Es gab immer einen Weg. Die Menschen haben sich gesellschaftlich organisiert, mit Nachbarn, Freunden und Familienmitgliedern über Gefühle gesprochen und Erklärungen entwickelt. Manchmal war es ein Scherz unter Kollegen. In anderen Fällen aber brauchten sogenannte Verschwörungstheoretiker oder Verschwörer Treffen im Untergrund, um autoritäre Regierungen zu stürzen. Deshalb können wir Verschwörungstheorien nicht einfach abtun, denn manchmal bringen sie gesellschaftliche Probleme ans Licht und decken Themen auf, die über eine sinnlose Erklärung hinausgehen.

Welche Rolle spielen sie im Umfeld der Politik?

Für die Mächtigen kann es verlockend sein, Kritik zu unterdrücken – insbe­sondere in Zeiten, in denen das Vertrauen in Institutionen wie die Wissenschaft und die Medien schwindet, die das demokratische System eigentlich stützen sollten. Sie nutzen diese Zweifel und Ressentiments aus, um sich selbst als notwendige politische Veränderung zum Wohle der Gesellschaft darzustellen. Wenn sie dann an der Macht sind, beschuldigen sie politische Gegner, Verschwörungstheoretiker zu sein oder Lügen zu verbreiten. Zudem erleben wir gerade einen beispiellosen technologischen Wandel. Man denke nur an Biotechnologie, Künstliche Intelligenz oder Gesichtserkennung. Die damit verbundenen Ängste sind ein fruchtbarer Boden für Verschwörungstheorien, die für undemokratische Zwecke ausgenutzt werden könnten. Diese Gefahr sollten wir nicht ignorieren.

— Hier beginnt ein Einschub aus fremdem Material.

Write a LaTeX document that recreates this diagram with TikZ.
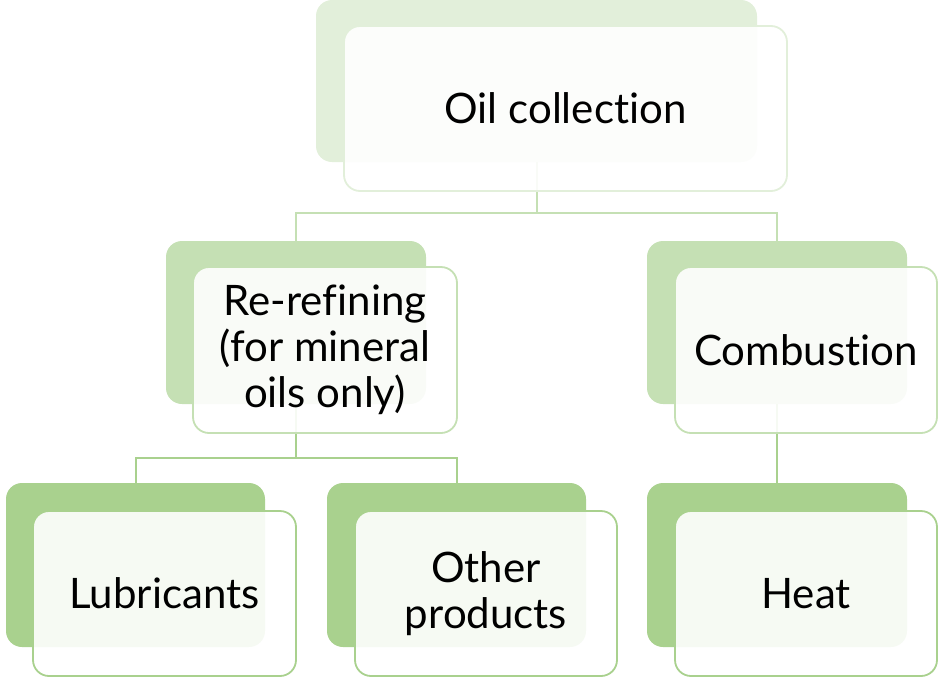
\documentclass[tikz,border=0pt]{standalone}
\usepackage{fontspec}
\setmainfont[Ligatures=NoCommon]{Lato}
\definecolor{gA}{HTML}{E2EFDA}
\definecolor{gB}{HTML}{C5E0B4}
\definecolor{gC}{HTML}{A9D18E}
\tikzset{
  backbox/.style={rounded corners=16pt, inner sep=0pt, fill=#1, draw=none},
  frontbox/.style={rounded corners=16pt, inner sep=0pt, fill=white, fill opacity=0.9, text opacity=1,
    draw=#1, line width=1.8pt, align=center, font=\fontsize{42}{46}\selectfont},
  conn/.style={draw=#1, line width=2pt},
}
\begin{document}
\begin{tikzpicture}[x=1pt,y=-1pt]
\useasboundingbox (0,0) rectangle (938,678);
% back boxes
\node[backbox=gA, minimum width=441pt, minimum height=162pt] (oilB) at (536.5,81) {};
\node[backbox=gB, minimum width=260pt, minimum height=163pt] (refB) at (296,322.5) {};
\node[backbox=gB, minimum width=260pt, minimum height=163pt] (comB) at (777,322.5) {};
\node[backbox=gC, minimum width=259pt, minimum height=164pt] (lubB) at (135.5,565) {};
\node[backbox=gC, minimum width=259pt, minimum height=164pt] (othB) at (456.5,565) {};
\node[backbox=gC, minimum width=260pt, minimum height=164pt] (heaB) at (777,565) {};
% connectors
\draw[conn=gB] (oilB.south) -- (oilB.south |- 0,213) -| (refB.north);
\draw[conn=gB] (oilB.south |- 0,213) -| (comB.north);
\draw[conn=gC] (refB.south) -- (refB.south |- 0,458) -| (lubB.north);
\draw[conn=gC] (refB.south |- 0,458) -| (othB.north);
\draw[conn=gC] (comB.south) -- (heaB.north);
% front boxes
\node[frontbox=gA, minimum width=443pt, minimum height=165pt] (oil) at (565.5,108.5) {Oil collection};
\node[frontbox=gB, minimum width=264pt, minimum height=166pt] (ref) at (325,350) {Re-refining\\(for mineral\\oils only)};
\node[frontbox=gB, minimum width=262pt, minimum height=166pt] (com) at (806,350) {Combustion};
\node[frontbox=gC, minimum width=263pt, minimum height=165pt] (lub) at (164.5,593.5) {Lubricants};
\node[frontbox=gC, minimum width=262pt, minimum height=165pt] (oth) at (486,593.5) {Other\\products};
\node[frontbox=gC, minimum width=262pt, minimum height=165pt] (hea) at (806,593.5) {Heat};
\end{tikzpicture}
\end{document}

Wie können wir uns schützen?

Streit, Infragestellen und Skepsis sind Teil der Demokratie. Wir brauchen kritische Stimmen und müssen hinnehmen, dass diese in einigen Fällen falsch liegen. Die meisten Verschwörungstheoretiker argumentieren, dass es den Institutionen an Transparenz mangelt. Einrichtungen, die von ihnen angegriffen werden, sollten dies als Chance wahrnehmen, ihre eigene Verantwortung zu erkennen. Bürgerbeteiligung, offene Debatten und Diskussionen sind der Schlüssel, um öffentliches Vertrauen wiederherzustellen.